Assinante da Net, vejo sempre o Canal Brasil, que completa, neste 2008, dez anos, mas que considero em franca e total decadência, principalmente pela introdução na maior parte de seu tempo de clipes musicais (a maioria é bem ruim). A excessiva inclusão dos clipes na sua grade programativa, para atender a um público menos exigente e mais embalado pelas porcarias de ocasião, determinou a impossibilidade do canal apresentar velhos filmes brasileiros. Antes, a possibilidade de revisitar certas obras raras era muito mais fácil. Mas, por outro lado, ainda restam bons programas, a exemplo de Mudando de conversa, dirigido por Daniel Filho, Espelho, de Lázaro Ramos, entre outros. O Tarja Preta, de Selton Mello, que era engraçado, parece que terminou. Em relação ao Sem Frescura, com Paulo César Pereio, devo dizer que este ator, como entrevistador, é péssimo, pois fala demais, fala mais do que quem é convidado a falar no programa, atropelando, muitas vezes, o entrevistado.
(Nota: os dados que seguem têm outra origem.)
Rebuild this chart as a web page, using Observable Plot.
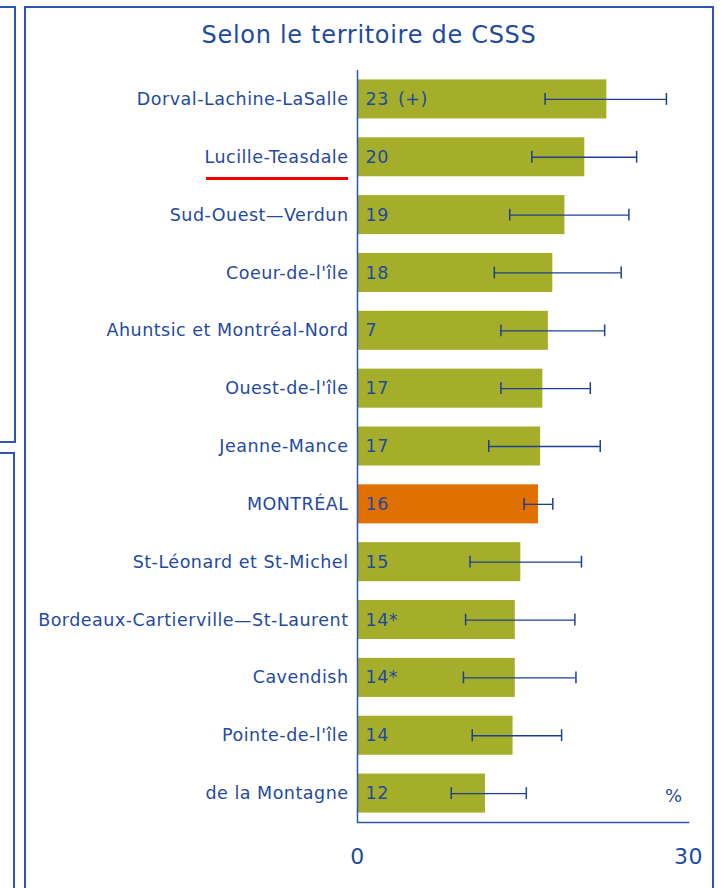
<!DOCTYPE html>
<html>
<head>
<meta charset="utf-8">
<script src="https://cdn.jsdelivr.net/npm/d3@7"></script>
<script src="https://cdn.jsdelivr.net/npm/@observablehq/plot@0.6"></script>
<style>
  html, body { margin: 0; padding: 0; background: #fff; }
  #wrap { position: relative; width: 721px; height: 888px; overflow: hidden; font-family: "DejaVu Sans", Verdana, sans-serif; }
  #chart { position: absolute; left: 0; top: 0; }
  .box { position: absolute; border: 2px solid #2d56b3; box-sizing: border-box; }
  #title { position: absolute; left: 25px; width: 688px; top: 18px; text-align: center; color: #1f4aa0; font-size: 24px; letter-spacing: 0.7px; line-height: 34px; }
  #redline { position: absolute; left: 206px; top: 177px; width: 142px; height: 3px; background: #f00000; }
  #chart svg text { letter-spacing: 0.5px; }
</style>
</head>
<body>
<div id="wrap">
  <div class="box" style="left:-20px; top:6px; width:36px; height:437px;"></div>
  <div class="box" style="left:-20px; top:452px; width:35px; height:460px;"></div>
  <div class="box" style="left:24px; top:6px; width:690px; height:920px;"></div>
  <div id="chart"></div>
  <div id="title">Selon le territoire de CSSS</div>
  <div id="redline"></div>
</div>
<script>
const categories = ["Dorval-Lachine-LaSalle", "Lucille-Teasdale", "Sud-Ouest—Verdun", "Coeur-de-l'île",
  "Ahuntsic et Montréal-Nord", "Ouest-de-l'île", "Jeanne-Mance", "MONTRÉAL", "St-Léonard et St-Michel",
  "Bordeaux-Cartierville—St-Laurent", "Cavendish", "Pointe-de-l'île", "de la Montagne"];
const values = [22.6, 20.6, 18.8, 17.7, 17.3, 16.8, 16.6, 16.4, 14.8, 14.3, 14.3, 14.1, 11.6];
const lower  = [17.0, 15.8, 13.8, 12.4, 13.0, 13.0, 11.9, 15.1, 10.2, 9.8, 9.6, 10.4, 8.5];
const upper  = [28.0, 25.3, 24.6, 23.9, 22.4, 21.1, 22.0, 17.7, 20.3, 19.7, 19.8, 18.5, 15.3];
const valueLabels = ["23\u2002(+)", "20", "19", "18", "7", "17", "17", "16", "15", "14*", "14*", "14", "12"];
const xTicks = [0, 30];
const unitLabel = "%";
const highlight = "MONTRÉAL";

const data = categories.map((c, i) => ({cat: c, v: values[i], lo: lower[i], hi: upper[i], lab: valueLabels[i]}));

const blue = "#1f4aa0";
const errBlue = "#1d3f94";
const olive = "#a5ae2a";
const orange = "#e07000";

const plot = Plot.plot({
  width: 721,
  height: 888,
  marginLeft: 357,
  marginRight: 33,
  marginTop: 70,
  marginBottom: 66,
  style: {fontFamily: "'DejaVu Sans', Verdana, sans-serif", background: "transparent", color: blue},
  x: {domain: [0, 30], axis: null},
  y: {domain: categories, padding: 0, round: false, axis: null},
  marks: [
    Plot.barX(data, {y: "cat", x: "v", fill: d => d.cat === highlight ? orange : olive, insetTop: 9.4, insetBottom: 9.4}),
    Plot.ruleY(data, {y: "cat", x1: "lo", x2: "hi", stroke: errBlue, strokeWidth: 1.3}),
    Plot.tickX(data, {y: "cat", x: "lo", stroke: errBlue, strokeWidth: 1.5, insetTop: 23, insetBottom: 23}),
    Plot.tickX(data, {y: "cat", x: "hi", stroke: errBlue, strokeWidth: 1.5, insetTop: 23, insetBottom: 23}),
    Plot.text(data, {y: "cat", x: 0, text: "lab", textAnchor: "start", dx: 8, fill: blue, fontSize: 17.5}),
    Plot.axisY({tickSize: 0, tickPadding: 9, fontSize: 17.5, label: null, color: blue}),
    Plot.axisX({ticks: xTicks, tickSize: 0, tickPadding: 26, fontSize: 22, label: null, tickFormat: d => String(d), color: blue}),
    Plot.ruleX([0], {stroke: "#2d56b3", strokeWidth: 1.5}),
    Plot.frame({anchor: "bottom", stroke: "#2d56b3", strokeWidth: 1.5}),
    Plot.text([{x: 30, cat: categories[categories.length - 1]}], {x: "x", y: "cat", text: () => unitLabel, textAnchor: "end", dx: -6, dy: 3, fill: blue, fontSize: 18})
  ]
});
document.getElementById("chart").appendChild(plot);
</script>
</body>
</html>
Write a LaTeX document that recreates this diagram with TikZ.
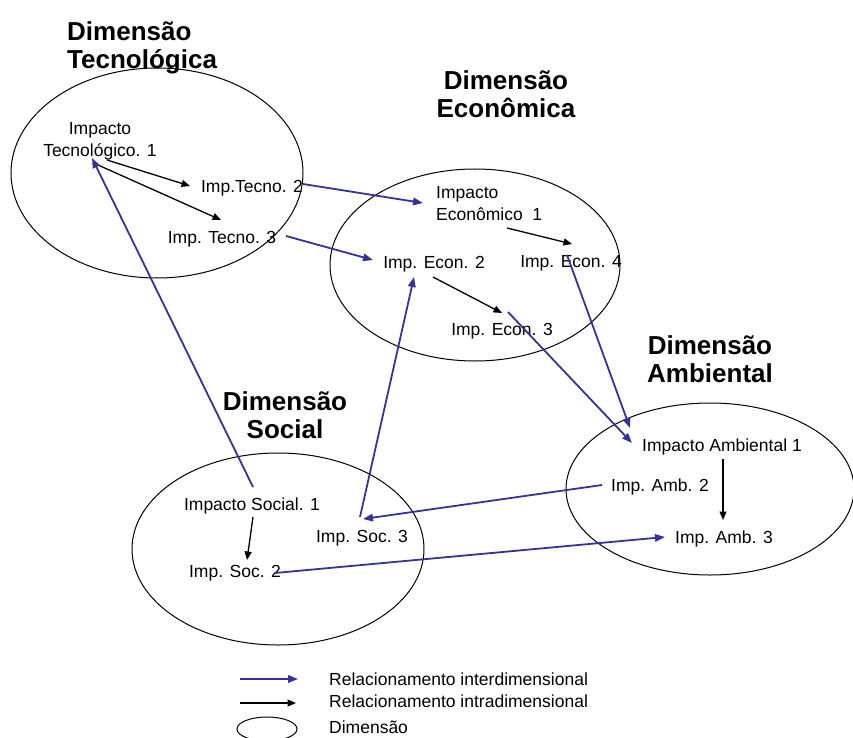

E Pereio fala de um modo meio incompreensível, com a voz embolada como se estivesse bêbado. Acho que num programa de entrevistas não se deve fazer pirotecnia, como colocar a imagem em preto e branca ou, então, em ângulos bizarros para querer parecer moderninho e, com isso, dar um atestado flagrante de babaquice. O último Sem frescura foi com Luís Carlos Barreto, que tocou em pontos interessantes sobre o momento atual do cinema brasileiro.